In questo senso si può certamente dire di Roma che è una indolente e flaccida “Saigon”. Dove tutti coloro che ci arrivano per cambiare il mondo si rassegnano poi a frequentare un comodo bordello. Politica, invece, sarebbe – per Costituzione – espressione tipica dei partiti, formazioni sociali che concorrono alla elezione delle assemblee democratiche rappresentative, che sono per l’appunto espressione della libera competizione e voto popolare. Dunque politica significa, in primis: Parlamento, Regioni e Comuni. Le quali istituzioni, come sappiamo bene, oggi soffrono di un sorta di rachitismo endemico, frutto di una delegittimazione e di uno svilimento della Politica, che hanno solide radici nel sistema con cui privilegiati del mondo mediatico e privilegiati del mondo della giustizia – essendo tale privilegio un sistema rodato ormai da quasi trent’anni – sono affratellati nell’indebolire in modo sistematico chi dovrebbe avere l’onere e l’onore – giacché gode dell’investitura popolare – di guidare l’Italia.

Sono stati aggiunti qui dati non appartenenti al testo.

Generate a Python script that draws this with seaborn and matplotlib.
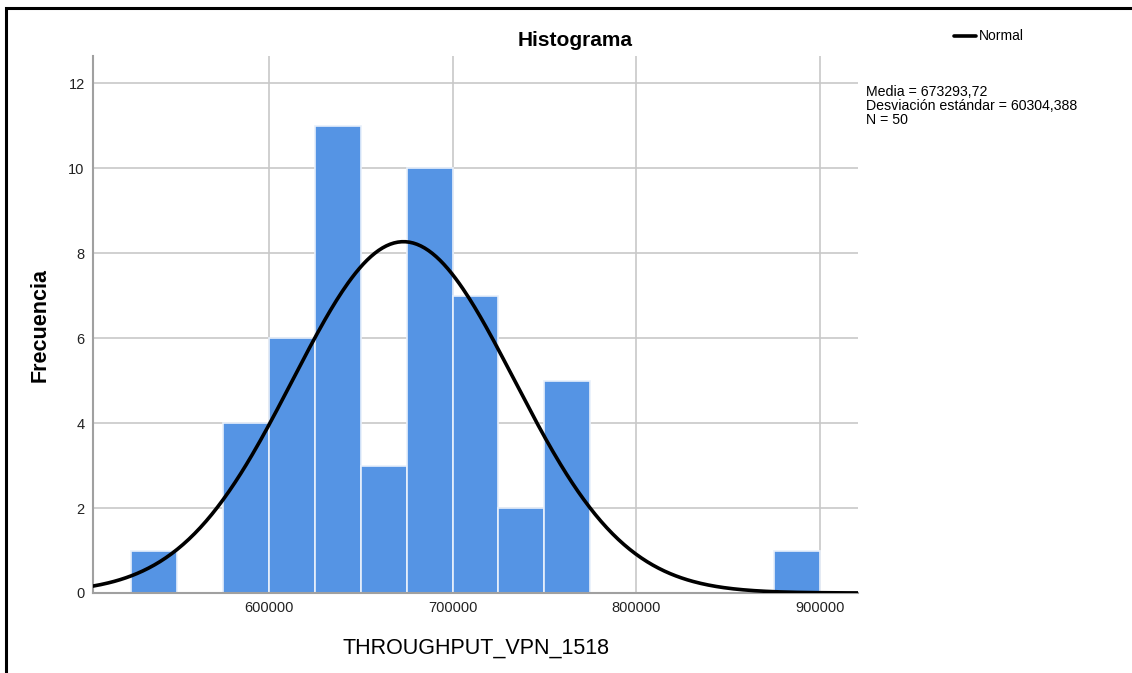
import numpy as np
import pandas as pd
import matplotlib
matplotlib.use("Agg")
import matplotlib.pyplot as plt
import seaborn as sns
from matplotlib.patches import Rectangle
from matplotlib.lines import Line2D

# Data
bin_edges = [525000, 550000, 575000, 600000, 625000, 650000, 675000, 700000,
             725000, 750000, 775000, 800000, 825000, 850000, 875000, 900000]
counts = [1, 0, 4, 6, 11, 3, 10, 7, 2, 5, 0, 0, 0, 0, 1]
mean_val = 673293.72
sd_val = 60304.388
n_val = 50
x_ticks = [600000, 700000, 800000, 900000]
y_ticks = [0, 2, 4, 6, 8, 10, 12]

sns.set_style("white")
plt.rcParams['font.family'] = ['Liberation Sans', 'DejaVu Sans']
plt.rcParams['text.color'] = 'black'

W, H = 1132, 673
fig = plt.figure(figsize=(W / 100, H / 100), dpi=100)
ax = fig.add_axes([93 / W, 1 - 593 / H, (858 - 93) / W, (593 - 56) / H])

centers = [(a + b) / 2 for a, b in zip(bin_edges[:-1], bin_edges[1:])]
df = pd.DataFrame({"x": centers, "w": counts})
sns.histplot(data=df, x="x", weights="w", bins=bin_edges, ax=ax,
             color="#5594e4", alpha=1.0, edgecolor="#e8f0fb", linewidth=1.2, zorder=2)

xlim = (504300, 920700)
binw = bin_edges[1] - bin_edges[0]
xs = np.linspace(xlim[0], xlim[1], 400)
ys = n_val * binw / (sd_val * np.sqrt(2 * np.pi)) * np.exp(-0.5 * ((xs - mean_val) / sd_val) ** 2)
sns.lineplot(x=xs, y=ys, ax=ax, color="black", linewidth=2.6, zorder=3)

ax.set_xlim(*xlim)
ax.set_ylim(0, 12.64)
ax.set_xticks(x_ticks)
ax.set_xticklabels([str(v) for v in x_ticks])
ax.set_yticks(y_ticks)
ax.grid(True, color="#c8c8c8", linewidth=1.2, zorder=0)
ax.set_axisbelow(True)
for s in ["top", "right"]:
    ax.spines[s].set_visible(False)
for s in ["left", "bottom"]:
    ax.spines[s].set_color("#a0a0a0")
    ax.spines[s].set_linewidth(1.5)
ax.tick_params(axis="both", length=0, labelsize=10.5, colors="#222222", pad=6)
ax.set_xlabel("")
ax.set_ylabel("")

fig.text(575 / W, 1 - 40 / H, "Histograma", ha="center", va="center",
         fontsize=15, fontweight="bold")
fig.text(40 / W, 1 - 325 / H, "Frecuencia", ha="center", va="center",
         fontsize=15.5, fontweight="bold", rotation=90)
fig.text(476 / W, 1 - 648 / H, "THROUGHPUT_VPN_1518", ha="center", va="center",
         fontsize=15.5)

fig.add_artist(Line2D([954 / W, 976 / W], [1 - 36 / H, 1 - 36 / H], color="black",
                      linewidth=2.6, transform=fig.transFigure))
fig.text(979 / W, 1 - 36 / H, "Normal", ha="left", va="center", fontsize=10)
fig.text(866 / W, 1 - 85 / H,
         "Media = 673293,72\nDesviación estándar = 60304,388\nN = 50",
         ha="left", va="top", fontsize=10.2, linespacing=1.0)

fig.add_artist(Rectangle((6 / W, -0.1), 1.2, 1 - 8 / H + 0.1, transform=fig.transFigure,
                         fill=False, edgecolor="black", linewidth=2.2))

fig.savefig("out.png", dpi=100)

Naturalmente il risultato di quest’opera di demolizione della Politica è il panorama che gli italiani hanno sotto gli occhi da molto tempo: crisi della democrazia, perdita secca del benessere accumulato in oltre mezzo secolo di sviluppo economico, classi dirigenti costituite da terze e quarte linee, soprattutto gente che non ha nulla da perdere o che non fa nulla, tendenzialmente, per rimuovere l’immobilismo del sistema, onde evitare di essere colpito ed affondato dal primo e terzo Stato. Totalmente in balìa del primo e terzo Stato. Politica dunque svillaneggiata dai privilegiati e dai poteri antipopolari.

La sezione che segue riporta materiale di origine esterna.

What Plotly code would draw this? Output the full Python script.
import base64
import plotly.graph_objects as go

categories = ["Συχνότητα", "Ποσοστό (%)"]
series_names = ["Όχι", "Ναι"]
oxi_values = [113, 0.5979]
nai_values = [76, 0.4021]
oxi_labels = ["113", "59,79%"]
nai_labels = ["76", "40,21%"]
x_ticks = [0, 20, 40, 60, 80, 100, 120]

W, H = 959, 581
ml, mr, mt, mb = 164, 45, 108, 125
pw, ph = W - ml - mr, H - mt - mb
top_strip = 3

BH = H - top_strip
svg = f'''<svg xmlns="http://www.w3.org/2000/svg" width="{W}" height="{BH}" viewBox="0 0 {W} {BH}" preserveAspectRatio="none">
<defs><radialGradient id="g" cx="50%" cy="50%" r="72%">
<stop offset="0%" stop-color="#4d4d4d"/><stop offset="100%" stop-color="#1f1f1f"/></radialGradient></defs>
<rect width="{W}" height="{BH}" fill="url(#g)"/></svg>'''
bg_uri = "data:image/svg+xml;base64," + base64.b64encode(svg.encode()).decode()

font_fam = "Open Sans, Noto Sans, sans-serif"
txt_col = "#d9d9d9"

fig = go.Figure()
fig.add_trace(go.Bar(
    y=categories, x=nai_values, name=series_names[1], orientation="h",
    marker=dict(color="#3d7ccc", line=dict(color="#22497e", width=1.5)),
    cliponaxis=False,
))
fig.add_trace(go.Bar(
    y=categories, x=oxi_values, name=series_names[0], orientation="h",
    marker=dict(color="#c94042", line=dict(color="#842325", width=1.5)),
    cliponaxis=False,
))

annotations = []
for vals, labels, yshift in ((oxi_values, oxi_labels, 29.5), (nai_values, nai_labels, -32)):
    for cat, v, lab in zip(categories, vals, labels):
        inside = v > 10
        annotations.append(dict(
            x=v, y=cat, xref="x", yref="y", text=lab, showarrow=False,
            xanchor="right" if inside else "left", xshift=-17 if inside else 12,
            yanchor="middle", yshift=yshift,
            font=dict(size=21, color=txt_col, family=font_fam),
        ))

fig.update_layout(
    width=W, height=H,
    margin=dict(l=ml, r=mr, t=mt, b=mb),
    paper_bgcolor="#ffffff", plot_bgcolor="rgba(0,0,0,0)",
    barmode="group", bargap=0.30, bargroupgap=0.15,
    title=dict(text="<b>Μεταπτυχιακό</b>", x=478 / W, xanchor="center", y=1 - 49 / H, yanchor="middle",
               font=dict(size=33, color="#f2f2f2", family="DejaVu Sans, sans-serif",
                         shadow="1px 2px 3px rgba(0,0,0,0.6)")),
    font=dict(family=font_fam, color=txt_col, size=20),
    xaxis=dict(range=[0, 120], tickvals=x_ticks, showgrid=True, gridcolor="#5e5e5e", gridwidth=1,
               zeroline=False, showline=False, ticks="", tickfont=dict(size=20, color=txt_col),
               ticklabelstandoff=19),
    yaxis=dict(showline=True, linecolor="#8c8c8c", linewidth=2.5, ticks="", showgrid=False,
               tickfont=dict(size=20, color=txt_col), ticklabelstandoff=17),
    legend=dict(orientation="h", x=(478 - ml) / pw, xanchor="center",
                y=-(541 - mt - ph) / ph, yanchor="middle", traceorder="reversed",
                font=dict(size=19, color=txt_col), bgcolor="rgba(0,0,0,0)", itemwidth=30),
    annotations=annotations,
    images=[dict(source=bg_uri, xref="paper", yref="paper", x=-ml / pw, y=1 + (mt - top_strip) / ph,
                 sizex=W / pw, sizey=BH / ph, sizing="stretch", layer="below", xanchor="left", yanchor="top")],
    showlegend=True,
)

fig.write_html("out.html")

All’opposto, non è un caso che la saggia e bimillenaria Chiesa cattolica abbia invece sempre difeso la politica, esaltandola – definizione di papa Paolo VI – come «la forma più alta di carità». Da san Paolo apostolo che invitava a pregare per i governanti. A sant’Agostino che ci ha lasciato un compendio meditato della vita umana a dimensione delle due Città, Celeste e Terrena. Da san Giovanni Paolo II eroe degli eroi di ogni tempo del primato della libertà. A Benedetto XVI che nella visione ampia di “politica” come ricerca della giustizia, della verità e quindi del bene comune, ha fondato l’enciclica Caritas in veritate.

Lo stesso papa Francesco, si capisce, ha una sensibilità così spiccata per la politica, che non teme di portarla avanti in prima persona, in dichiarazioni improntate al pacifismo che chiede lo smantellamento di tutte le industrie delle armi, piuttosto che nel sostegno ai “movimenti popolari”, con la benedizione papale che essi raggiungano gli obiettivi di giustizia e cambiamento sociali.

E siamo al terzo Stato. Quello che nel nostro piccolo rappresentiamo anche noi, qui, giornalisti di Tempi. Ma che, nel sistema italiano, la parte più importante e autorevole è proiettata a far da scudo all’immobilismo del primo Stato e all’appoggio codino del sistema giudiziario. Bisogna ammettere che in Italia il giornalismo non è il Quarto Potere all’americana. O alla tedesca. È piuttosto una appendice di un antico sistema napoleonico, catena di trasmissione di un centro del sistema nazionale.

Significativamente, tutte le principali testate tipografiche, web e televisive nazionali, hanno sede a Roma. E quasi la totalità di offerta dell’intrattenimento tv politico fa base a Roma. Tant’è che è normale che gli “ospiti” della giornata siano ospiti romani. O “esperti” che gravitano su Roma. Che idea del paese vuoi avere se l’intero viene concepito e valutato con l’occhio esclusivo di Roma Capoccia?

In conclusione, oggi voglio rammentare che siamo alla vigilia di una (mezza) uscita di casa. Ma là fuori non ci aspetta il dinamismo di un paese libero e vitale. No. Là fuori ci aspettano otto milioni e passa di cartelle dell’Agenzia delle entrate. Un governo puerile che ha una testa a Londra e l’altra in oltre mille dioscuri “esperti” eterodiretti nelle cosiddette task force governative. È una religione in lotta per non essere oppio del popolo. Ma che fatica!